● Work to do
Return the lines from the one with "What D3.js code" through the one with "-23.8, -21.9, -19.9];", exactly as they appear and with no pictures.

Data records
▼

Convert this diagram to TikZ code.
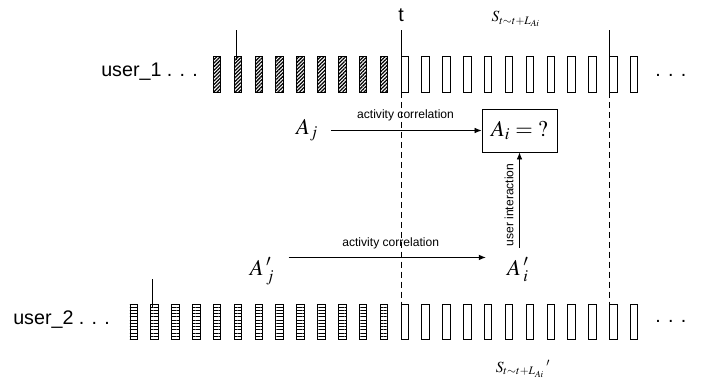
\documentclass[tikz,border=0pt]{standalone}
\usepackage{mathptmx}
\usepackage{fontspec}
\setmainfont{Liberation Sans}
\usetikzlibrary{arrows.meta, positioning, patterns.meta}

\begin{document}
\begin{tikzpicture}[x=0.025cm, y=-0.025cm,
    openbar/.style={draw, line width=0.6pt},
    hatchbar/.style={draw, line width=0.6pt,
      pattern={Lines[angle=45, distance=1.8pt, line width=0.9pt]}},
    stripebar/.style={draw, line width=0.6pt,
      pattern={Lines[angle=0, distance=2.3pt, line width=0.5pt]}},
    usertext/.style={font=\fontsize{14}{16}\selectfont, inner sep=0pt, anchor=base west},
    mathtext/.style={font=\fontsize{16}{18}\selectfont, inner sep=0pt, anchor=base},
    smalltext/.style={font=\fontsize{8.6}{10}\selectfont, inner sep=0pt},
    arrow/.style={-{Latex[length=5pt, width=4pt]}, line width=0.6pt},
    guide/.style={line width=0.6pt, dash pattern=on 4.3pt off 2.8pt}]
  \useasboundingbox (0,0) rectangle (701,388);

  % Row of user_1
  \node[usertext] (user1) at (101,76) {user\_1 . . .};
  \foreach \i in {1,...,9}
    \draw[hatchbar] ({401-20.85*\i},56) rectangle ++(7.5,36);
  \foreach \i in {0,...,11}
    \draw[openbar] ({401+20.85*\i},56) rectangle ++(7.5,36);
  \node[usertext] (more1) at (655,76) {. . .};
  \draw[line width=0.6pt] (236,30) -- (236,60);

  % Row of user_2
  \node[usertext] (user2) at (13,324) {user\_2 . . .};
  \foreach \i in {1,...,13}
    \draw[stripebar] ({401-20.85*\i},304) rectangle ++(7.5,35);
  \foreach \i in {0,...,11}
    \draw[openbar] ({401+20.85*\i},304) rectangle ++(7.5,35);
  \node[usertext] (more2) at (655,322) {. . .};
  \draw[line width=0.6pt] (152.5,279) -- (152.5,308);

  % Time window
  \node[font=\fontsize{14}{16}\selectfont, inner sep=0pt] (tlab) at (401,15) {t};
  \draw[line width=0.6pt] (401,30) -- (401,92);
  \draw[guide] (401,92) -- (401,304);
  \draw[line width=0.6pt] (609.5,30) -- (609.5,92);
  \draw[guide] (609.5,92) -- (609.5,304);
  \node[font=\fontsize{11}{13}\selectfont, inner sep=0pt] (wtop) at (516,19)
    {$S_{t\sim t+L_{Ai}}$};
  \node[font=\fontsize{11}{13}\selectfont, inner sep=0pt] (wbot) at (523,369)
    {${S_{t\sim t+L_{Ai}}}\,'$};

  % Activities
  \node[draw, line width=0.6pt, minimum width=1.875cm, minimum height=1.075cm,
        font=\fontsize{16}{18}\selectfont] (ai) at (519.5,130.5) {$A_i = {?}$};
  \node[mathtext] (aj) at (307,134) {$A_j$};
  \node[mathtext] (aj2) at (262,275) {$A\,{}'_j$};
  \node[mathtext] (ai2) at (518,275) {$A\,{}'_i$};

  % Arrows
  \draw[arrow, shorten <=9pt] (aj.east |- ai.west) -- (ai.west)
    node[smalltext, midway, above=6.5pt, xshift=4pt] {activity correlation};
  \draw[arrow, shorten <=10pt, shorten >=15pt] (aj2.north east) -- (aj2.north east -| ai2.west)
    node[smalltext, midway, above=6pt] {activity correlation};
  \draw[arrow, shorten <=7pt] (ai.south |- ai2.north) -- (ai.south)
    node[smalltext, midway, sloped, above=4pt] {user interaction};
\end{tikzpicture}
\end{document}
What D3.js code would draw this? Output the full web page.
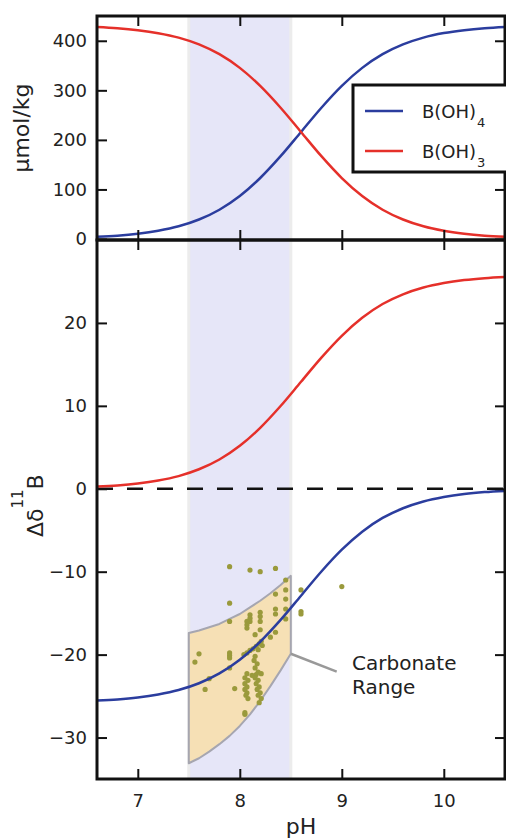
<!DOCTYPE html>
<html>
<head>
<meta charset="utf-8">
<script src="https://cdn.jsdelivr.net/npm/d3@7"></script>
<style>
  body { margin: 0; background: #fff; }
  svg { display: block; font-family: "DejaVu Sans", sans-serif; }
</style>
</head>
<body>
<svg id="chart" width="506" height="840"></svg>
<script>
// pH grid for the speciation curves
const pH = [6.6, 6.8, 7.0, 7.2, 7.4, 7.6, 7.8, 8.0, 8.2, 8.4, 8.6, 8.8, 9.0, 9.2, 9.4, 9.6, 9.8, 10.0, 10.2, 10.4, 10.6];
// umol/kg
const borate = [4.3, 6.7, 10.6, 16.6, 25.6, 39.3, 59.1, 86.7, 123.1, 167.1, 216.0, 264.9, 309.0, 345.3, 373.0, 392.7, 406.4, 415.5, 421.4, 425.3, 427.7];
const boricAcid = [427.7, 425.3, 421.4, 415.4, 406.4, 392.7, 372.9, 345.3, 308.9, 264.9, 216.0, 167.1, 123.0, 86.7, 59.0, 39.3, 25.6, 16.5, 10.6, 6.7, 4.3];
// delta 11B of each species
const d11Boric = [0.26, 0.40, 0.63, 0.99, 1.53, 2.35, 3.53, 5.18, 7.35, 9.98, 12.9, 15.82, 18.45, 20.62, 22.28, 23.45, 24.27, 24.81, 25.17, 25.40, 25.54];
const d11Borate = [-25.54, -25.40, -25.17, -24.81, -24.27, -23.45, -22.27, -20.62, -18.45, -15.82, -12.9, -9.98, -7.35, -5.18, -3.52, -2.35, -1.53, -0.99, -0.63, -0.40, -0.26];

// shaded pH band
const bandPH = [7.5, 8.5];

// carbonate range envelope
const carbPH = [7.5, 7.6, 7.7, 7.8, 7.9, 8.0, 8.1, 8.2, 8.3, 8.4, 8.5];
const carbUpper = [-17.4, -17.1, -16.7, -16.3, -15.7, -15.1, -14.3, -13.5, -12.6, -11.6, -10.5];
const carbLower = [-33.1, -32.5, -31.7, -30.8, -29.8, -28.6, -27.2, -25.6, -23.8, -21.9, -19.9];

// carbonate samples [pH, delta 11B]
const samples = [
  [7.90, -9.4], [8.10, -9.8], [8.20, -10.0], [8.35, -9.6], [8.45, -11.0], [9.00, -11.8],
  [8.60, -12.2], [8.35, -12.7], [8.45, -12.2], [8.45, -13.3], [7.90, -13.8], [8.35, -14.5],
  [8.45, -14.5], [8.35, -15.1], [8.45, -15.7], [8.60, -14.8], [8.60, -15.1], [8.10, -15.2],
  [8.10, -15.6], [8.10, -16.0], [8.20, -14.9], [8.20, -15.4], [8.20, -16.0], [8.07, -16.0],
  [8.07, -16.4], [8.07, -16.8], [7.90, -16.0], [8.20, -17.0], [8.35, -17.3], [8.30, -17.9],
  [8.15, -17.6], [8.21, -18.4], [8.19, -18.7], [8.22, -18.9], [8.16, -19.0], [8.13, -19.3],
  [8.10, -19.5], [8.07, -19.8], [8.04, -20.0], [8.18, -19.4], [8.15, -20.2], [8.14, -20.7],
  [8.17, -21.1], [8.15, -21.6], [7.90, -19.8], [7.90, -20.1], [7.90, -20.4], [7.90, -21.6],
  [7.60, -19.9], [7.56, -20.9], [7.70, -22.9], [7.66, -24.2], [7.95, -24.1], [8.07, -22.3],
  [8.05, -22.8], [8.08, -23.1], [8.05, -23.5], [8.07, -23.9], [8.05, -24.2], [8.07, -24.6],
  [8.06, -24.9], [8.08, -25.3], [8.05, -27.0], [8.05, -27.2], [8.18, -22.1], [8.16, -22.4],
  [8.21, -22.3], [8.15, -22.8], [8.18, -23.1], [8.16, -23.5], [8.19, -23.9], [8.17, -24.2],
  [8.20, -24.6], [8.18, -24.9], [8.21, -25.3], [8.19, -25.8], [8.12, -22.5]
];

const xTicks = [7, 8, 9, 10];
const topTicks = [0, 100, 200, 300, 400];
const botTicks = [-30, -20, -10, 0, 10, 20];
const annoPoint = [8.5, -19.9];
const annoEnd = [8.95, -22.05];

const svg = d3.select("#chart");
const left = 97, right = 505, top0 = 16, mid = 240, bottom = 779;
const blue = "#2b3d9e", red = "#e5302a";

const x = d3.scaleLinear().domain([6.6, 10.6]).range([left, right]);
const yTop = d3.scaleLinear().domain([0, 450]).range([239, top0]);
const yBot = d3.scaleLinear().domain([-35, 30]).range([bottom, mid]);

const defs = svg.append("defs");
defs.append("clipPath").attr("id", "clipTop").append("rect")
  .attr("x", left).attr("y", top0).attr("width", right - left).attr("height", mid - top0);
defs.append("clipPath").attr("id", "clipBot").append("rect")
  .attr("x", left).attr("y", mid).attr("width", right - left).attr("height", bottom - mid);

function band(g, y0, y1) {
  g.append("rect")
    .attr("x", x(bandPH[0])).attr("y", y0)
    .attr("width", x(bandPH[1]) - x(bandPH[0])).attr("height", y1 - y0)
    .style("fill", "#e6e6f8");
  bandPH.forEach(p => {
    g.append("line")
      .attr("x1", x(p)).attr("x2", x(p)).attr("y1", y0).attr("y2", y1)
      .style("stroke", "#ececec").style("stroke-width", 3);
  });
}

// top panel
const gTop = svg.append("g").attr("clip-path", "url(#clipTop)");
band(gTop, top0, mid);

const topLine = d3.line()
  .x((d, i) => x(pH[i]))
  .y(d => yTop(d))
  .curve(d3.curveMonotoneX);

gTop.append("path").datum(borate).attr("d", topLine)
  .style("fill", "none").style("stroke", blue).style("stroke-width", 2.5);
gTop.append("path").datum(boricAcid).attr("d", topLine)
  .style("fill", "none").style("stroke", red).style("stroke-width", 2.5);

// bottom panel
const gBot = svg.append("g").attr("clip-path", "url(#clipBot)");
band(gBot, mid, bottom);

const envelope = carbPH.map((p, i) => [p, carbUpper[i]])
  .concat(carbPH.map((p, i) => [p, carbLower[i]]).reverse());
gBot.append("path")
  .attr("d", d3.line().x(d => x(d[0])).y(d => yBot(d[1])).curve(d3.curveLinearClosed)(envelope))
  .style("fill", "#f6e0b5")
  .style("stroke", "#a6a6b0")
  .style("stroke-width", 2)
  .style("stroke-linejoin", "round");

gBot.selectAll("circle.sample")
  .data(samples)
  .enter()
  .append("circle")
  .attr("class", "sample")
  .attr("cx", d => x(d[0]))
  .attr("cy", d => yBot(d[1]))
  .attr("r", 2.6)
  .style("fill", "#9a9a3c");

gBot.append("line")
  .attr("x1", left).attr("x2", right)
  .attr("y1", yBot(0)).attr("y2", yBot(0))
  .style("stroke", "#111").style("stroke-width", 2.5)
  .style("stroke-dasharray", "16,14");

const botLine = d3.line()
  .x((d, i) => x(pH[i]))
  .y(d => yBot(d))
  .curve(d3.curveMonotoneX);

gBot.append("path").datum(d11Boric).attr("d", botLine)
  .style("fill", "none").style("stroke", red).style("stroke-width", 2.5);
gBot.append("path").datum(d11Borate).attr("d", botLine)
  .style("fill", "none").style("stroke", blue).style("stroke-width", 2.5);

// annotation
svg.append("line")
  .attr("x1", x(annoPoint[0])).attr("y1", yBot(annoPoint[1]))
  .attr("x2", x(annoEnd[0])).attr("y2", yBot(annoEnd[1]))
  .style("stroke", "#999").style("stroke-width", 2.5);
const anno = svg.append("text")
  .attr("x", 352).attr("y", 670)
  .style("font-size", "20px").style("fill", "#222");
anno.append("tspan").attr("x", 352).text("Carbonate");
anno.append("tspan").attr("x", 352).attr("dy", 24).text("Range");

// axes
function styleAxis(g) {
  g.select(".domain").remove();
  g.selectAll(".tick line").style("stroke", "#111").style("stroke-width", 2);
  g.selectAll(".tick text").style("font-size", "18px").style("fill", "#222")
    .style("font-family", "DejaVu Sans, sans-serif");
}

function axes(yScale, yTicks, y0, y1, xLabels) {
  svg.append("g").attr("transform", "translate(" + left + ",0)")
    .call(d3.axisLeft(yScale).tickValues(yTicks).tickSizeInner(-10).tickSizeOuter(0).tickPadding(10))
    .call(styleAxis);
  svg.append("g").attr("transform", "translate(" + right + ",0)")
    .call(d3.axisRight(yScale).tickValues(yTicks).tickSizeInner(-10).tickSizeOuter(0).tickFormat(""))
    .call(styleAxis);
  svg.append("g").attr("transform", "translate(0," + y0 + ")")
    .call(d3.axisTop(x).tickValues(xTicks).tickSizeInner(-10).tickSizeOuter(0).tickFormat(""))
    .call(styleAxis);
  const xb = d3.axisBottom(x).tickValues(xTicks).tickSizeInner(-10).tickSizeOuter(0).tickPadding(15)
    .tickFormat(xLabels ? d3.format("d") : "");
  svg.append("g").attr("transform", "translate(0," + y1 + ")")
    .call(xb)
    .call(styleAxis);
}

axes(yTop, topTicks, top0, mid, false);
axes(yBot, botTicks, mid, bottom, true);

// spines
[[top0, mid], [mid, bottom]].forEach(r => {
  svg.append("rect")
    .attr("x", left).attr("y", r[0])
    .attr("width", right - left).attr("height", r[1] - r[0])
    .style("fill", "none").style("stroke", "#111").style("stroke-width", 3);
});

// axis labels
svg.append("text")
  .attr("x", (left + right) / 2).attr("y", 834)
  .attr("text-anchor", "middle")
  .style("font-size", "22px").style("fill", "#222")
  .text("pH");

svg.append("text")
  .attr("transform", "translate(29," + (top0 + mid) / 2 + ")rotate(-90)")
  .attr("text-anchor", "middle")
  .style("font-size", "22px").style("fill", "#222")
  .text("µmol/kg");

const yl = svg.append("text")
  .attr("transform", "translate(43,537)rotate(-90)")
  .style("font-size", "22px").style("fill", "#222");
yl.append("tspan").text("Δδ");
yl.append("tspan").attr("dy", -20).style("font-size", "15px").text("11");
yl.append("tspan").attr("dy", 20).text("B");

// legend
const leg = svg.append("g");
leg.append("rect")
  .attr("x", 353).attr("y", 85).attr("width", 170).attr("height", 87)
  .style("fill", "#fff").style("stroke", "#111").style("stroke-width", 3);
const legendItems = [
  { color: blue, sub: "4", y: 111 },
  { color: red, sub: "3", y: 151 }
];
legendItems.forEach(d => {
  leg.append("line")
    .attr("x1", 365).attr("x2", 403).attr("y1", d.y).attr("y2", d.y)
    .style("stroke", d.color).style("stroke-width", 2.5);
  const t = leg.append("text")
    .attr("x", 422).attr("y", d.y + 7)
    .style("font-size", "18px").style("fill", "#222");
  t.append("tspan").text("B(OH)");
  t.append("tspan").attr("dx", 1).attr("dy", 9).style("font-size", "13px").text(d.sub);
});
</script>
</body>
</html>
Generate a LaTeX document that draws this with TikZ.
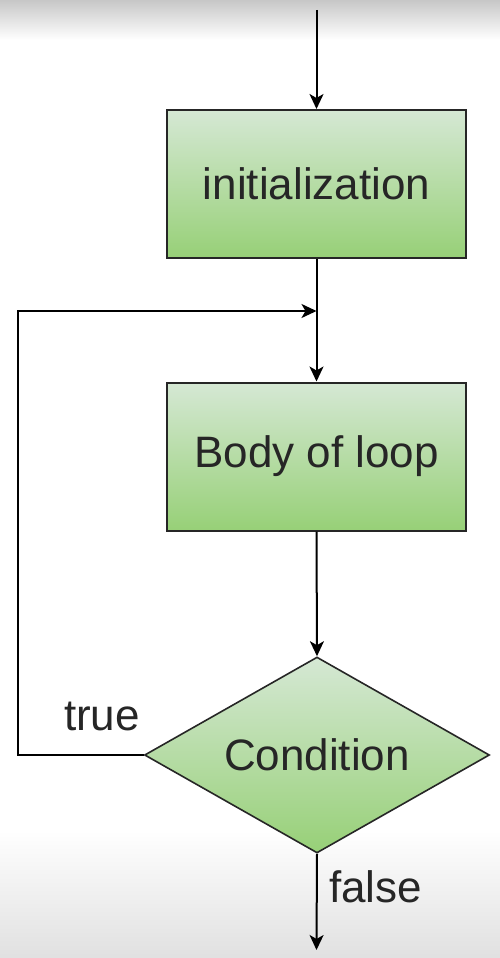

▲

● Written solution
What D3.js code would draw this? Output the full web page.
<!DOCTYPE html>
<html>
<head>
<meta charset="utf-8">
<script src="https://cdn.jsdelivr.net/npm/d3@7"></script>
<style>
  body { margin: 0; background: #fff; }
  svg { display: block; font-family: "DejaVu Sans", sans-serif; }
</style>
</head>
<body>
<svg id="chart" width="506" height="840"></svg>
<script>
// pH grid for the speciation curves
const pH = [6.6, 6.8, 7.0, 7.2, 7.4, 7.6, 7.8, 8.0, 8.2, 8.4, 8.6, 8.8, 9.0, 9.2, 9.4, 9.6, 9.8, 10.0, 10.2, 10.4, 10.6];
// umol/kg
const borate = [4.3, 6.7, 10.6, 16.6, 25.6, 39.3, 59.1, 86.7, 123.1, 167.1, 216.0, 264.9, 309.0, 345.3, 373.0, 392.7, 406.4, 415.5, 421.4, 425.3, 427.7];
const boricAcid = [427.7, 425.3, 421.4, 415.4, 406.4, 392.7, 372.9, 345.3, 308.9, 264.9, 216.0, 167.1, 123.0, 86.7, 59.0, 39.3, 25.6, 16.5, 10.6, 6.7, 4.3];
// delta 11B of each species
const d11Boric = [0.26, 0.40, 0.63, 0.99, 1.53, 2.35, 3.53, 5.18, 7.35, 9.98, 12.9, 15.82, 18.45, 20.62, 22.28, 23.45, 24.27, 24.81, 25.17, 25.40, 25.54];
const d11Borate = [-25.54, -25.40, -25.17, -24.81, -24.27, -23.45, -22.27, -20.62, -18.45, -15.82, -12.9, -9.98, -7.35, -5.18, -3.52, -2.35, -1.53, -0.99, -0.63, -0.40, -0.26];

// shaded pH band
const bandPH = [7.5, 8.5];

// carbonate range envelope
const carbPH = [7.5, 7.6, 7.7, 7.8, 7.9, 8.0, 8.1, 8.2, 8.3, 8.4, 8.5];
const carbUpper = [-17.4, -17.1, -16.7, -16.3, -15.7, -15.1, -14.3, -13.5, -12.6, -11.6, -10.5];
const carbLower = [-33.1, -32.5, -31.7, -30.8, -29.8, -28.6, -27.2, -25.6, -23.8, -21.9, -19.9];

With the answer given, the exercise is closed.